Goal: Quote from the first line below through the line that contains "anchor=west] (subtitle) at", both included, and leave the pictures out.
##### Dataset content #####
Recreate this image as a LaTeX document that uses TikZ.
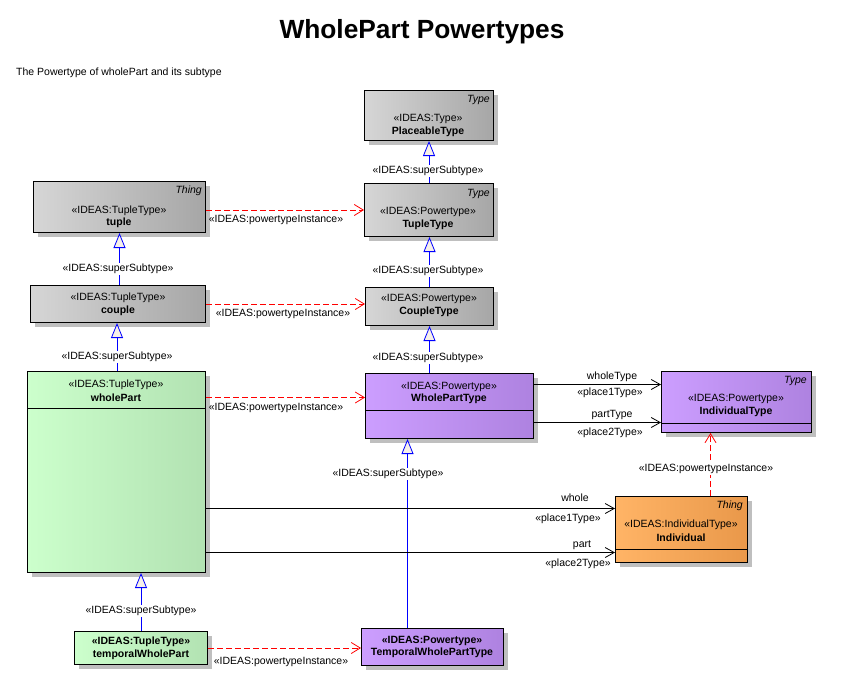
\documentclass[tikz,border=0pt]{standalone}
\usepackage{fontspec}
\setmainfont{Liberation Sans}
\usetikzlibrary{arrows.meta,shadows,calc}
\definecolor{grayL}{HTML}{D6D6D6}
\definecolor{grayR}{HTML}{A6A6A6}
\definecolor{greenL}{HTML}{CCFFCC}
\definecolor{greenR}{HTML}{B2E2B2}
\definecolor{purpL}{HTML}{CC9EFF}
\definecolor{purpR}{HTML}{AE82E0}
\definecolor{orangeL}{HTML}{FFB466}
\definecolor{orangeR}{HTML}{E9984A}
\definecolor{triFill}{HTML}{F6F0E8}
\begin{document}
\begin{tikzpicture}[x=1pt,y=-1pt,
  font=\fontsize{10.5}{12}\selectfont,
  umlbox/.style={draw=black, line width=1pt, rectangle, anchor=north west, inner sep=0pt,
    drop shadow={shadow xshift=4pt,shadow yshift=-4pt,fill=black!25,opacity=1}},
  graybox/.style={umlbox, left color=grayL, right color=grayR},
  greenbox/.style={umlbox, left color=greenL, right color=greenR},
  purpbox/.style={umlbox, left color=purpL, right color=purpR},
  orangebox/.style={umlbox, left color=orangeL, right color=orangeR},
  txt/.style={inner sep=0pt, text=black, yshift=-1pt},
  nm/.style={txt, font=\fontsize{10.5}{12}\selectfont\bfseries},
  meta/.style={txt, anchor=east, font=\fontsize{10.5}{12}\selectfont\itshape},
  lbl/.style={inner sep=1pt, text=black},
  wlbl/.style={lbl, fill=white},
  gen/.style={draw=blue, line width=0.8pt, -{Triangle[length=15pt,width=12pt,fill=triFill]}},
  pti/.style={draw=red, line width=0.8pt, dash pattern=on 6pt off 3pt, -{Straight Barb[length=9pt,width=11pt]}},
  assoc/.style={draw=black, line width=0.8pt, -{Straight Barb[length=9pt,width=10pt]}},
  sep/.style={draw=black, line width=1pt}
]
\useasboundingbox (0,0) rectangle (845,677);

% title
\node[txt, font=\fontsize{26.3}{30}\selectfont\bfseries] (title) at (422,31) {WholePart Powertypes};
\node[txt, anchor=west] (subtitle) at (16,72) {The Powertype of wholePart and its subtype};

% boxes
\node[graybox, minimum width=129pt, minimum height=50pt] (PT) at (364,90) {};
\node[graybox, minimum width=129pt, minimum height=53pt] (TT) at (364,183) {};
\node[graybox, minimum width=172pt, minimum height=51pt] (tuple) at (33,181) {};
\node[graybox, minimum width=175pt, minimum height=37pt] (couple) at (30,285) {};
\node[graybox, minimum width=128pt, minimum height=38pt] (CT) at (365,287) {};
\node[greenbox, minimum width=178pt, minimum height=201pt] (WP) at (27,371) {};
\node[purpbox, minimum width=168pt, minimum height=65pt] (WPT) at (365,373) {};
\node[purpbox, minimum width=150pt, minimum height=61pt] (IT) at (661,371) {};
\node[orangebox, minimum width=132pt, minimum height=66pt] (Ind) at (615,496) {};
\node[greenbox, minimum width=133pt, minimum height=33pt] (TWP) at (74,631) {};
\node[purpbox, minimum width=142pt, minimum height=37pt] (TWPT) at (361,628) {};

% compartment lines
\draw[sep] (WP.west |- 0,408) -- (WP.east |- 0,408);
\draw[sep] (WPT.west |- 0,410) -- (WPT.east |- 0,410);
\draw[sep] (IT.west |- 0,423) -- (IT.east |- 0,423);
\draw[sep] (Ind.west |- 0,549) -- (Ind.east |- 0,549);

% box texts
\node[meta] (PTm) at (490,99) {Type};
\node[txt] (PTs) at (428,118) {«IDEAS:Type»};
\node[nm] (PTn) at (428,131) {PlaceableType};

\node[meta] (TTm) at (490,193) {Type};
\node[txt] (TTs) at (428,211) {«IDEAS:Powertype»};
\node[nm] (TTn) at (428,224) {TupleType};

\node[meta] (tum) at (202,190) {Thing};
\node[txt] (tus) at (119,210) {«IDEAS:TupleType»};
\node[nm] (tun) at (119,222) {tuple};

\node[txt] (cos) at (118,297) {«IDEAS:TupleType»};
\node[nm] (con) at (118,310) {couple};

\node[txt] (CTs) at (429,298) {«IDEAS:Powertype»};
\node[nm] (CTn) at (429,311) {CoupleType};

\node[txt] (WPs) at (116,384) {«IDEAS:TupleType»};
\node[nm] (WPn) at (116,397) {wholePart};

\node[txt] (WPTs) at (449,386) {«IDEAS:Powertype»};
\node[nm] (WPTn) at (449,398) {WholePartType};

\node[meta] (ITm) at (807,380) {Type};
\node[txt] (ITs) at (736,398) {«IDEAS:Powertype»};
\node[nm] (ITn) at (736,411) {IndividualType};

\node[meta] (Indm) at (743,505) {Thing};
\node[txt] (Inds) at (681,524) {«IDEAS:IndividualType»};
\node[nm] (Indn) at (681,537) {Individual};

\node[nm] (TWPs) at (141,641) {«IDEAS:TupleType»};
\node[nm] (TWPn) at (141,654) {temporalWholePart};

\node[nm] (TWPTs) at (432,640) {«IDEAS:Powertype»};
\node[nm] (TWPTn) at (432,652) {TemporalWholePartType};

% generalizations
\draw[gen] (TT.north) -- (PT.south);
\draw[gen] (CT.north) -- (CT.north |- TT.south);
\draw[gen] (WPT.north -| CT.south) -- (CT.south);
\draw[gen] (couple.north -| tuple.south) -- (tuple.south);
\draw[gen] (WP.north -| 117,0) -- (couple.south -| 117,0);
\draw[gen] (TWP.north) -- (TWP.north |- WP.south);
\draw[gen] ([xshift=-25pt]TWPT.north) -- ([xshift=-25pt]TWPT.north |- WPT.south);

\node[wlbl] (g1) at (428,171) {«IDEAS:superSubtype»};
\node[wlbl] (g2) at (428,271) {«IDEAS:superSubtype»};
\node[wlbl] (g3) at (428,358) {«IDEAS:superSubtype»};
\node[wlbl] (g4) at (118,269) {«IDEAS:superSubtype»};
\node[wlbl] (g5) at (117,357) {«IDEAS:superSubtype»};
\node[wlbl] (g6) at (141,611) {«IDEAS:superSubtype»};
\node[wlbl] (g7) at (388,474) {«IDEAS:superSubtype»};

% powertype instances
\draw[pti] (TT.west -| tuple.east) -- (TT.west);
\draw[pti] (couple.east) -- (couple.east -| CT.west);
\draw[pti] ([yshift=8.5pt]WPT.west -| WP.east) -- ([yshift=8.5pt]WPT.west);
\draw[pti] (TWP.east) -- (TWP.east -| TWPT.west);
\draw[pti] ([xshift=29pt]Ind.north) -- ([xshift=29pt]Ind.north |- IT.south);

\node[lbl] (p1) at (276,220) {«IDEAS:powertypeInstance»};
\node[lbl] (p2) at (283,314) {«IDEAS:powertypeInstance»};
\node[lbl] (p3) at (276,408) {«IDEAS:powertypeInstance»};
\node[lbl] (p4) at (281,662) {«IDEAS:powertypeInstance»};
\node[wlbl] (p5) at (706,469) {«IDEAS:powertypeInstance»};

% associations
\draw[assoc] ([yshift=21.5pt]WPT.east) -- ([yshift=21.5pt]WPT.east -| IT.west);
\draw[assoc] ([yshift=-16.5pt]WPT.east) -- ([yshift=-16.5pt]WPT.east -| IT.west);
\draw[assoc] ([yshift=21pt]Ind.west -| WP.east) -- ([yshift=21pt]Ind.west);
\draw[assoc] ([yshift=-23pt]Ind.west -| WP.east) -- ([yshift=-23pt]Ind.west);

\node[lbl] (a1) at (612,377) {wholeType};
\node[lbl] (a2) at (610,393) {«place1Type»};
\node[lbl] (a3) at (612,415) {partType};
\node[lbl] (a4) at (610,433) {«place2Type»};
\node[lbl] (a5) at (575,498) {whole};
\node[lbl] (a6) at (568,519) {«place1Type»};
\node[lbl] (a7) at (582,545) {part};
\node[lbl] (a8) at (578,564) {«place2Type»};
\end{tikzpicture}
\end{document}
#####
Answer:
Recreate this image as a LaTeX document that uses TikZ.
\documentclass[tikz,border=0pt]{standalone}
\usepackage{fontspec}
\setmainfont{Liberation Sans}
\usetikzlibrary{arrows.meta,shadows,calc}
\definecolor{grayL}{HTML}{D6D6D6}
\definecolor{grayR}{HTML}{A6A6A6}
\definecolor{greenL}{HTML}{CCFFCC}
\definecolor{greenR}{HTML}{B2E2B2}
\definecolor{purpL}{HTML}{CC9EFF}
\definecolor{purpR}{HTML}{AE82E0}
\definecolor{orangeL}{HTML}{FFB466}
\definecolor{orangeR}{HTML}{E9984A}
\definecolor{triFill}{HTML}{F6F0E8}
\begin{document}
\begin{tikzpicture}[x=1pt,y=-1pt,
  font=\fontsize{10.5}{12}\selectfont,
  umlbox/.style={draw=black, line width=1pt, rectangle, anchor=north west, inner sep=0pt,
    drop shadow={shadow xshift=4pt,shadow yshift=-4pt,fill=black!25,opacity=1}},
  graybox/.style={umlbox, left color=grayL, right color=grayR},
  greenbox/.style={umlbox, left color=greenL, right color=greenR},
  purpbox/.style={umlbox, left color=purpL, right color=purpR},
  orangebox/.style={umlbox, left color=orangeL, right color=orangeR},
  txt/.style={inner sep=0pt, text=black, yshift=-1pt},
  nm/.style={txt, font=\fontsize{10.5}{12}\selectfont\bfseries},
  meta/.style={txt, anchor=east, font=\fontsize{10.5}{12}\selectfont\itshape},
  lbl/.style={inner sep=1pt, text=black},
  wlbl/.style={lbl, fill=white},
  gen/.style={draw=blue, line width=0.8pt, -{Triangle[length=15pt,width=12pt,fill=triFill]}},
  pti/.style={draw=red, line width=0.8pt, dash pattern=on 6pt off 3pt, -{Straight Barb[length=9pt,width=11pt]}},
  assoc/.style={draw=black, line width=0.8pt, -{Straight Barb[length=9pt,width=10pt]}},
  sep/.style={draw=black, line width=1pt}
]
\useasboundingbox (0,0) rectangle (845,677);

% title
\node[txt, font=\fontsize{26.3}{30}\selectfont\bfseries] (title) at (422,31) {WholePart Powertypes};
\node[txt, anchor=west] (subtitle) at (16,72) {The Powertype of wholePart and its subtype};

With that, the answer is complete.